I have a basic game, in which the player moves the environment around the screen, to give the gamer an impression that the player is actually moving. I want this game to be large and have an open world, each piece of scenery is an object and each frame it updates the scenery to make itself move relative to the player. The trouble is with large amounts of objects this causes the game to slow down, but the objects HAVE to be updated otherwise they will become out of synch with the player. So how can I increase the performance of my game without splitting it up into tiny little levels?
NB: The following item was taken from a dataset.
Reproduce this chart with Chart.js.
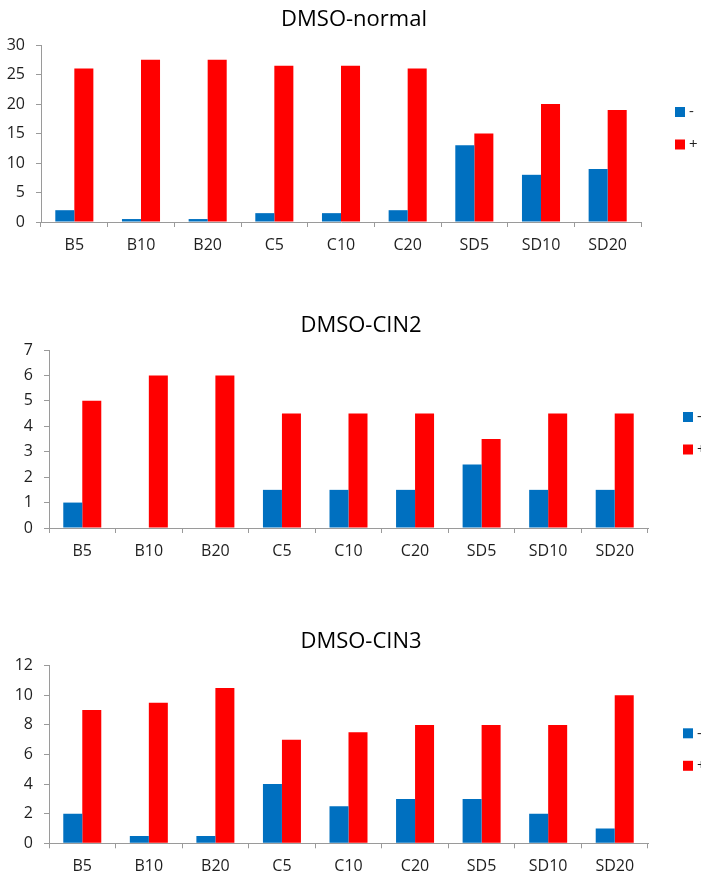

Its a 2D top down game. The position of each object is updated each time, but when there are a large number of objects this takes a long time.



Answer



The technique you're describing is called Scrolling.


Some suggestions:



  • Do not update the position of each object relative to the player (or the viewport). Instead, have your rendering calculate the screen position of each object before it renders it (e.g. subtract the current viewport position). This is known as mapping WORLD coordinates to VIEW coordinates (you might do something else, such as rotation / scaling as well, if the view can rotate or scale)

  • The technique to avoid rendering objects which are off the screen is known as "Culling". A simple way of doing it, is to perform the transformation to view-coordinates (as above), and if the object is clearly entirely outside the displayed area, it does not need to be drawn.

  • Say you have a world with 1M objects in it. Probably, it will take too long (each frame) to scan all 1M objects, to determine which ones are outside the view (almost all of them). Therefore you need to use some optimisation. The easiest way to do this, is to attach the objects to lists on a uniform grid, and only check the objects on the lists close to the viewport.

  • If your objects are not axis-aligned boxes, then you can calculate Axis-Aligned Bounding Boxes (AABBs) for them, which makes culling (and other things, such as collision detection) easier.

  • Another idea would be "lazy initialisation" of your world - only actually create parts of the world which are close to the player: split the world into "zones" or "blocks", and initialise the blocks as the player gets close to them. When the player is far away from a "zone" or "block", you can destroy it. This would save memory and mean that the world can be effectively infinite.